As announced a few weeks ago in my first attempt to come back after many long years of Lego diet (here), I managed to build my own Formula 1 racer.
Of course inspired by the great 8458 and 8461 models released by Lego, and more recently by the new Ferrari 1:10 set 8386, the challenge was not only to built a Formula 1 model, but also to get closer to the true spirit of Formula 1 car.
People interested in Formula 1 know that these cars are quite giant Lego sets : remember that in less than 1 hour, mechanists are able to completely disassemble engine / gearbox / cockpit as the construct is very modular…
Basically, the architecture of commercial Formula-1 Lego sets was completely the opposite : stiffness of the chassis is of course a key factor so that every subsystem (engine, gearbox, chassis, suspension) is completely “mixed” with each other in a rigid, but non realistic whole… Modular architecture was really the main requirement.
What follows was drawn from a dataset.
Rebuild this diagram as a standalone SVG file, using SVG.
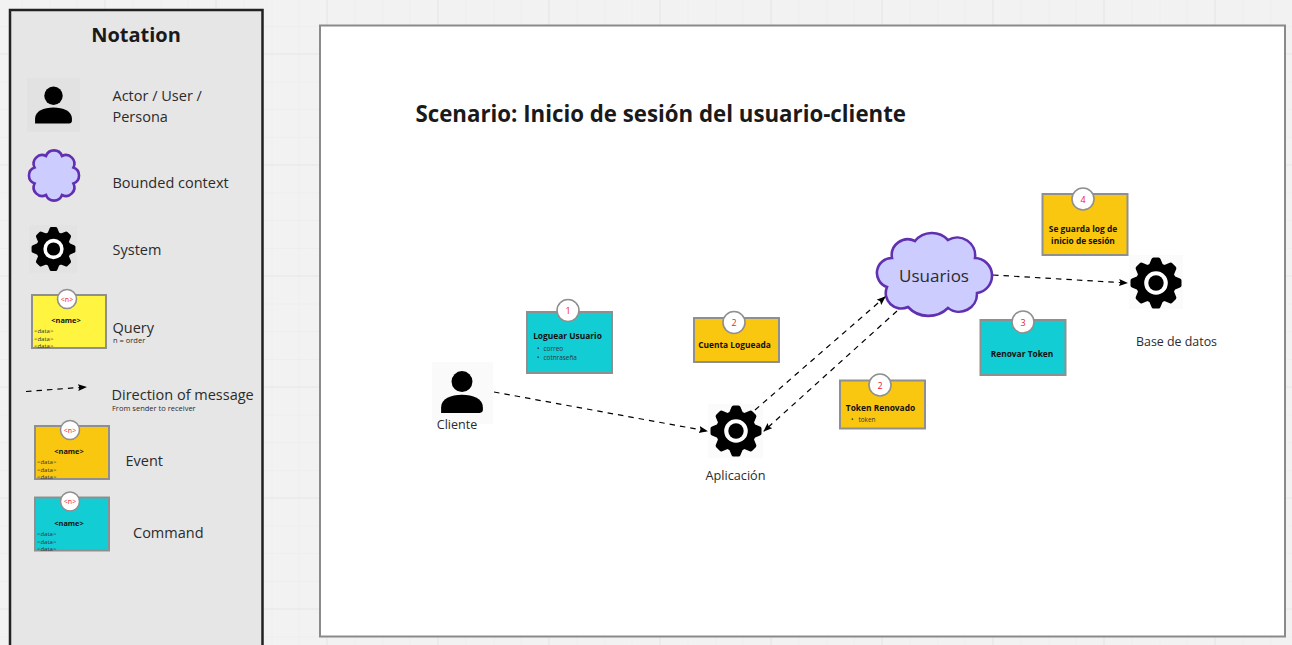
<svg xmlns="http://www.w3.org/2000/svg" width="1292" height="645" viewBox="0 0 1292 645">
<style>
text{font-family:"Open Sans","Noto Sans",sans-serif;fill:#2b2b2b}
.l{font-size:14.5px}
.conn{fill:none;stroke:#000;stroke-width:1.2;stroke-dasharray:5.5 5;marker-end:url(#ah)}
.card{stroke:#8f8f8f;stroke-width:2}
.badge{fill:#fff;stroke:#8f8f8f;stroke-width:1.6}
.num{font-size:9px;fill:#f0202e;text-anchor:middle}
.numS{font-size:7px;fill:#f0202e;text-anchor:middle}
.t{font-size:8.4px;font-weight:700;text-anchor:middle;fill:#111}
.s{font-size:6.4px;fill:#333}
.cloud{fill:#ccccff;stroke:#6030b0;stroke-width:2.6}
.minor{stroke:#eeeeee;stroke-width:1;fill:none}
.major{stroke:#e6e6e6;stroke-width:1.2;fill:none}
.mini{font-size:6px;fill:#333}
.minin{font-size:7.4px;font-weight:700;text-anchor:middle;fill:#111}
</style>
<defs>
<marker id="ah" markerWidth="10" markerHeight="8" refX="8" refY="3.5" orient="auto" markerUnits="userSpaceOnUse"><path d="M0 0L9 3.5L0 7L1.5 3.5Z" fill="#000"/></marker>
<g id="person"><circle cx="0" cy="-9.500" r="9.500"/><path d="M-19 19V14C-19 6-10 2.500 0 2.500S19 6 19 14V16Q19 19 16 19Z"/></g>
<path id="tooth" d="M-7-18L-4.500-24Q-4-25.500-2.500-25.500H2.500Q4-25.500 4.500-24L7-18Z"/>
<g id="cog"><g fill="#000"><circle r="20"/><use href="#tooth"/><use href="#tooth" transform="rotate(45)"/><use href="#tooth" transform="rotate(90)"/><use href="#tooth" transform="rotate(135)"/><use href="#tooth" transform="rotate(180)"/><use href="#tooth" transform="rotate(225)"/><use href="#tooth" transform="rotate(270)"/><use href="#tooth" transform="rotate(315)"/></g><circle r="11.800" fill="#fff"/><circle r="7.700" fill="#000"/></g>
</defs>
<rect width="1292" height="645" fill="#f2f2f2"/>
<g>
<path class="minor" d="M0 26.500H1292M0 82H1292M0 109.500H1292M0 137.500H1292M0 193H1292M0 220.500H1292M0 248.500H1292M0 304H1292M0 331.500H1292M0 359.500H1292M0 415H1292M0 442.500H1292M0 470.500H1292M0 526H1292M0 553.500H1292M0 581.500H1292M0 637H1292"/>
<path class="minor" d="M22 0V645M50 0V645M77 0V645M133 0V645M161 0V645M188 0V645M244 0V645M272 0V645M299 0V645M355 0V645M383 0V645M410 0V645M466 0V645M494 0V645M521 0V645M577 0V645M605 0V645M632 0V645M688 0V645M716 0V645M743 0V645M799 0V645M827 0V645M854 0V645M910 0V645M938 0V645M965 0V645M1021 0V645M1049 0V645M1076 0V645M1132 0V645M1160 0V645M1187 0V645M1243 0V645M1271 0V645"/>
<path class="major" d="M0 54H1292M0 165H1292M0 276H1292M0 387H1292M0 498H1292M0 609H1292M105 0V645M216 0V645M327 0V645M438 0V645M549 0V645M660 0V645M771 0V645M882 0V645M993 0V645M1104 0V645M1215 0V645"/>
</g>
<g id="notation-panel"><rect x="10" y="10" width="252.500" height="650" fill="#e6e6e6" stroke="#222" stroke-width="2.500"/>
<text x="136" y="42" font-size="20" font-weight="700" text-anchor="middle" style="fill:#1a1a1a">Notation</text></g>
<g id="legend-actor"><rect x="27" y="78" width="53" height="54" fill="#e2e2e2"/><use href="#person" transform="translate(53.500,105) scale(.97)"/><text class="l" x="112.500" y="101">Actor / User /</text><text class="l" x="112.500" y="122">Persona</text></g>
<g id="legend-bounded-context"><path class="cloud" d="M46 156A8.500 8.500 0 0 1 62 156A8.500 8.500 0 0 1 73.400 167.500A8.500 8.500 0 0 1 73.400 183.500A8.500 8.500 0 0 1 62 195A8.500 8.500 0 0 1 46 195A8.500 8.500 0 0 1 34.600 183.500A8.500 8.500 0 0 1 34.600 167.500A8.500 8.500 0 0 1 46 156Z"/><text class="l" x="112.500" y="187.500">Bounded context</text></g>
<g id="legend-system"><rect x="29" y="225" width="48" height="48" fill="#e3e3e3"/><use href="#cog" transform="translate(53.500,249) scale(.86)"/><text class="l" x="112.500" y="254.500">System</text></g>
<g id="legend-query"><rect class="card" x="32" y="295" width="74" height="53" fill="#fff540"/><circle class="badge" cx="67" cy="299" r="9.500"/><text class="numS" x="67" y="301.500">&lt;n&gt;</text><text class="minin" x="66" y="323">&lt;name&gt;</text><text class="mini" x="34" y="333">&lt;data&gt;</text><text class="mini" x="34" y="341">&lt;data&gt;</text><text class="mini" x="34" y="348">&lt;data&gt;</text><text class="l" x="112.500" y="333">Query</text><text x="113" y="343" font-size="7.500">n = order</text></g>
<g id="legend-direction"><path class="conn" d="M26 391.500L86 387"/><text class="l" x="111.500" y="399.500">Direction of message</text><text x="112" y="411" font-size="7.500">From sender to receiver</text></g>
<g id="legend-event"><rect class="card" x="35" y="426" width="74" height="53" fill="#fac710"/><circle class="badge" cx="70" cy="430" r="9.500"/><text class="numS" x="70" y="432.500">&lt;n&gt;</text><text class="minin" x="69" y="454">&lt;name&gt;</text><text class="mini" x="37" y="464">&lt;data&gt;</text><text class="mini" x="37" y="472">&lt;data&gt;</text><text class="mini" x="37" y="479">&lt;data&gt;</text><text class="l" x="125.500" y="465.500">Event</text></g>
<g id="legend-command"><rect class="card" x="35" y="497.500" width="74" height="53" fill="#12cdd4"/><circle class="badge" cx="70" cy="501.500" r="9.500"/><text class="numS" x="70" y="504">&lt;n&gt;</text><text class="minin" x="69" y="525.500">&lt;name&gt;</text><text class="mini" x="37" y="535.500">&lt;data&gt;</text><text class="mini" x="37" y="543.500">&lt;data&gt;</text><text class="mini" x="37" y="550.500">&lt;data&gt;</text><text class="l" x="133" y="537.500">Command</text></g>
<g id="scenario-frame"><rect x="320" y="25.500" width="965" height="611" fill="#fff" stroke="#8a8a8a" stroke-width="2"/><text x="415.500" y="122" font-size="22.250" font-weight="700" style="fill:#1a1a1a">Scenario: Inicio de sesión del usuario-cliente</text></g>
<g id="cliente"><rect x="432" y="362" width="61" height="62" fill="#fafafa"/><use href="#person" transform="translate(462,392) scale(1.1)"/><text x="457" y="428.500" text-anchor="middle" font-size="12.500">Cliente</text></g>
<g id="aplicacion"><rect x="708" y="404" width="55" height="54" fill="#fbfbfb"/><use href="#cog" transform="translate(736,431)"/><text x="735.500" y="480" text-anchor="middle" font-size="12.700">Aplicación</text></g>
<g id="usuarios"><path class="cloud" d="M915 241A22 22 0 0 1 948 240A18 18 0 0 1 975 258A17.600 17.600 0 0 1 977 293A18 18 0 0 1 948 308A28 28 0 0 1 908 307A15.500 15.500 0 0 1 887 287A14.900 14.900 0 0 1 892 258A16 16 0 0 1 915 241Z"/><text x="934" y="282" font-size="17" text-anchor="middle">Usuarios</text></g>
<g id="base-de-datos"><rect x="1129" y="255" width="54" height="54" fill="#fbfbfb"/><use href="#cog" transform="translate(1156,283)"/><text x="1176.500" y="346" text-anchor="middle" font-size="12.400">Base de datos</text></g>
<g id="loguear-usuario"><rect class="card" x="527" y="312" width="85" height="61" fill="#12cdd4"/><circle class="badge" cx="568" cy="310.500" r="11"/><text class="num" x="568" y="314">1</text><text class="t" x="567.500" y="339">Loguear Usuario</text><text class="s" x="537" y="350.500">•</text><text class="s" x="543.500" y="350.500">correo</text><text class="s" x="537" y="359.500">•</text><text class="s" x="543.500" y="359.500">cotnraseña</text></g>
<g id="cuenta-logueada"><rect class="card" x="694" y="318" width="85" height="44" fill="#fac710"/><circle class="badge" cx="734" cy="322.500" r="11"/><text class="num" x="734" y="326">2</text><text class="t" x="734.500" y="348">Cuenta Logueada</text></g>
<g id="token-renovado"><rect class="card" x="840" y="380.500" width="85" height="48" fill="#fac710"/><circle class="badge" cx="880" cy="385" r="11"/><text class="num" x="880" y="388.500">2</text><text class="t" x="880.500" y="411">Token Renovado</text><text class="s" x="851" y="421.500">•</text><text class="s" x="858.500" y="421.500">token</text></g>
<g id="renovar-token"><rect class="card" x="980.500" y="320" width="85" height="55" fill="#12cdd4"/><circle class="badge" cx="1023" cy="322" r="11"/><text class="num" x="1023" y="325.500">3</text><text class="t" x="1022" y="357">Renovar Token</text></g>
<g id="log-inicio"><rect class="card" x="1042.500" y="194" width="85" height="61" fill="#fac710"/><circle class="badge" cx="1083" cy="199" r="11"/><text class="num" x="1083" y="202.500">4</text><text class="t" x="1083" y="232">Se guarda log de</text><text class="t" x="1083" y="243.500">inicio de sesión</text></g>
<g id="connectors">
<path class="conn" d="M494 392L707 431"/>
<path class="conn" d="M755 410L885 297"/>
<path class="conn" d="M897 311L764 431"/>
<path class="conn" d="M993 275L1127 283"/>
</g>
</svg>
Of course, I was also disappointed by other lacks in existing Lego sets :
- Articulated hatch is funny, but obviously not realistic…
- No gearbox !!!
- No suspension for 8386 set !
So the basic constraints for the model were the following :
1) Having a really modular architecture ; from rear to front :
- Rear suspension over differential cage
- Rigid Gearbox between differential and engine
- V12 Engine
- Main chassis : from engine front side to pilot’s pedals
- Front chassis and front suspension
2) Having a gearbox (4 speed only): a little disappointment, but anyway the best compromise between size / integration : it is nearly impossible to built a 6 or 7 speed GB in an approximately 1:8 scale racer, with 2 major issues :
1-dimensions of the gearbox chassis had to be 7x5 studs max
2-changing gears from the cockpit had to be done in a simple way
3) Massive use of new-style technic parts (studless) : I like them and they significantly help to build complex assembly in tiny space
4) Front and rear push-rod activated suspensions
5) Ferrari-style (I like red cars...)
For the first time, I tried to build the model mixing real construct and CAD design with Ldraw : quite interesting, although playing with real parts is still the most efficient way… The good news for people interested in the model is that Ldraw files help understanding the construct and also confirm my “modular” approach.
The Brickshelf gallery will be soon completed with real pictures of the car.
Very nice! I'm thinking of building one myself, would you happen to have instructions at all? I could probably build this entire model using the Ferrari 599 GTB.... I think that should be a sufficient enough model...
Incredible. Awsome engineering. This is what I envisioned when I got hooked on the Lego Technic system 6 months ago. Thank you for posting such a marvelous model. (additional notes) Could the gearbox be sequential? Could you post or send a picture of the front suspension w/out the wheel?